The next problem was how to estimate playing strength. Should it be based on the results of the tournament in question (leaving one liable to errors arising from the smallness of the sample), or should it be based on results over a period of years (ignoring the great variations in playing form from tournament to tournament)? We thought that the disadvantages of small samples would be considerably less serious than those involved in the second method, and accordingly adopted the first one. The expected' result of a game between A and B was, therefore, defined as the chance of a win, draw, or loss for A, based solely on the performances of the two players in the rest of the tournament in question. Thus, if there was on this basis ¼ chance of a win for White, ¼ chance of a draw, ¼ chance of a win for Black, this would contribute ¼ ¼ ½ to the final expected score of the opening under consideration.
Not to try the patience of readers too much, we will not enlarge on the method of calculating these chances, except to make three remarks for the benefit of statisticians: (1) the initial assumption was made that in the absence of other evidence all "expected results," as defined above, were equally likely (this, though not exactly true, cannot be far out); (2) given this assumption, an accurate formula for sampling error was calculated; (3) in tournaments where draws were disproportionately frequent, the formua in (2) was modified accordingly. Whether or not this sketchy, but still perhaps over‑long explanation will convince readers that we have considered and dealt with the pitfalls of a statistical analysis of this kind, we cannot say. We do, however, feel quite satisfied ourselves that the method used was fundamentally sound; and various internal checks and verifications were possible which confirmed its correctness.
The table on the opposite page shows the actual and expected results. Before going on to the general deductions to be made, we might say something about detailed interpretation, again taking the Sicilian as an example. "Actual" results on 436 games was 130/157/149‑or + 19 for Black; the "expected" result, based on playing strength, was 107/177/152 ‑ or + 45 for Black. Thus White scored 45 ‑ 19 = 26 more points out of 436 than expected. This is about 6 percent; and it is approximately correct to interpret this as meaning that, amongst equal players, White will score 53 per cent and Black 47 per cent in the Sicilian.
Now the deductions: ‑ there are a number that can be made, some being those one would anticipate, others (to us at least) surprising. First, the results are clearly significant: the differences between the actual and the expected results are much greater than could be explained by chance. Of the significant. results the most important are‑
(1) White has an advantage in every opening except Colle's. On average, between equal players, White will score about 55 per cent.
(2) The Queen's Pawn is stronger than the King's Pawn opening for White. Whereas after 1 P‑Q 4 White scores about 564 per cent between equal players, after 1 P‑K 4 he only scores 54'3 per cent.

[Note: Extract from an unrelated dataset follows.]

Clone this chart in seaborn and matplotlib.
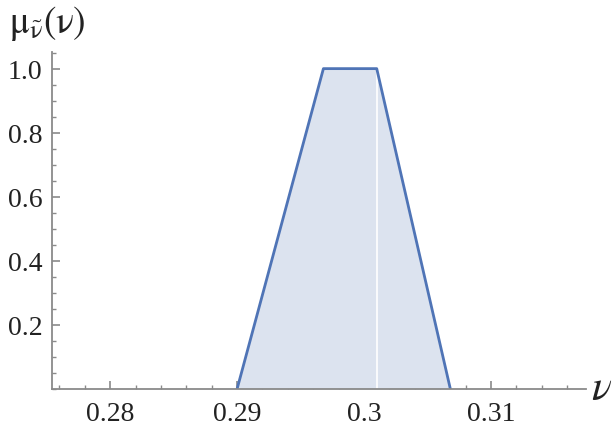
import matplotlib
matplotlib.use("Agg")
import matplotlib.pyplot as plt
import seaborn as sns
import pandas as pd
from matplotlib.ticker import MultipleLocator

# trapezoidal membership function
v_points = [0.2900, 0.2968, 0.3010, 0.3068]
mu_points = [0.0, 1.0, 1.0, 0.0]

x_ticks = [0.28, 0.29, 0.30, 0.31]
x_tick_labels = ["0.28", "0.29", "0.3", "0.31"]
y_ticks = [0.2, 0.4, 0.6, 0.8, 1.0]
y_tick_labels = ["0.2", "0.4", "0.6", "0.8", "1.0"]

df = pd.DataFrame({"v": v_points, "mu": mu_points})

sns.set_style("white")
plt.rcParams["font.family"] = "serif"
plt.rcParams["font.serif"] = ["Liberation Serif", "DejaVu Serif"]
plt.rcParams["mathtext.fontset"] = "stix"

axis_col = "#8a8a8a"
line_col = "#4f74b6"
fill_col = "#dce3ef"

fig = plt.figure(figsize=(6.14, 4.27), dpi=100)
ax = fig.add_axes([0.0847, 0.0867, 0.87, 0.79])

ax.fill_between(df["v"], df["mu"], color=fill_col, lw=0)
# seam in the filled region
ax.plot([v_points[2], v_points[2]], [0, 1], color="white", lw=1.2)
sns.lineplot(data=df, x="v", y="mu", ax=ax, color=line_col, lw=2.0, sort=False)

ax.set_xlim(0.27542, 0.3175)
ax.set_ylim(0, 1.053)

for s in ["top", "right"]:
    ax.spines[s].set_visible(False)
for s in ["left", "bottom"]:
    ax.spines[s].set_color(axis_col)
    ax.spines[s].set_linewidth(1.3)

ax.set_xticks(x_ticks)
ax.set_xticklabels(x_tick_labels, fontfamily="Liberation Serif")
ax.set_yticks(y_ticks)
ax.set_yticklabels(y_tick_labels, fontfamily="Liberation Serif")
ax.xaxis.set_minor_locator(MultipleLocator(0.002))
ax.yaxis.set_minor_locator(MultipleLocator(0.05))
ax.tick_params(which="major", direction="in", length=6, width=1.2, color=axis_col,
               labelsize=20, labelcolor="#222222")
ax.tick_params(which="minor", direction="in", length=3, width=1.0, color=axis_col)
ax.tick_params(axis="x", which="both", top=False, bottom=True, pad=9)
ax.tick_params(axis="y", which="both", left=True, right=False, pad=7)

ax.set_xlabel("")
ax.set_ylabel("")

fig.text(0.015, 0.99, r"$\mathrm{\mu}_{\tilde{\mathrm{\nu}}}(\mathrm{\nu})$",
         fontsize=27, color="#222222", va="top", ha="left")
fig.text(0.962, 0.088, r"$\nu$", fontsize=30, color="#222222", va="center", ha="left")

fig.savefig("out.png", dpi=100)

(3) The less played lines are on the whole good for those who play them. This is a very interesting result. It can hardly be due to those lines being better than the more common ones; and the most plausible explanation is that if a player specializes in one of the rather less common lines, he thus gains an appreciable advantage from his opponent's comparative unfamiliarity with it. The Queen's Gambit Accepted and the Dutch‑the two least played of the standard defences to the Queen's‑have the best record against it. Alekhine's Defence, the least played of the main defences, has the best record against the King's Pawn. And Réti's opening, much less played than the King's Pawn or Queen's Pawn, has a better record than either for White. Only ColIc's opening is an exceDtion to this rule, and most chess players would agree that it is a very indifferent line of play.
(4) The Lopez has no terrors. Black does better against the Lopez than in any other opening except Alekhine's and the Colle.
(5) The quiet form of the Queen's Gambit (1 P‑Q 4, P‑Q 4: 2 P‑Q B 4, P‑K 3; 3 Kt‑K B 3, Kt‑K B 3 or transpositions leading to this) is very strong for White. On the other hand, the more aggressive form with 3 Kt‑Q B 3 does rather less well for White than the average Queen's Pawn.
(6) The Slav is a bad defence to the Queen's Pawn, with an expected score 60/40 in favour of White between equal players.
(7) The Caro Kann is a bad defence to the King's Pawn, and the French is not by any means as good as 1 . . ., P‑K 4, the Sicilian or Alekhine's Defence.
There are many points of interest not covered by this analysis‑notably the effect of time. how does the success of White and Black in various openings change over the years? Our general impression is "not very much," but more data and more analysis is needed for a clear answer. There is also more work to be done in analysing the swings by the strength of the players taking part. In the Sicilian, for instance, It seems that most of Black's loss comes from his losing many more games than he should in encounters in which he is much the stronger player. if this is verified, it is probably accounted for by overpressing (always dangerous with Black); but we should not like to state with confidence that this further breakdown is sound.
Finally, although we firmly believe our results are significant, they are not strong enough to outweigh really strong personal preferences. But we do think that players who have not yet formed set habits might benefit from looking at the figures, and at least think twice before, say, taking up the Slav or the Caro Kann.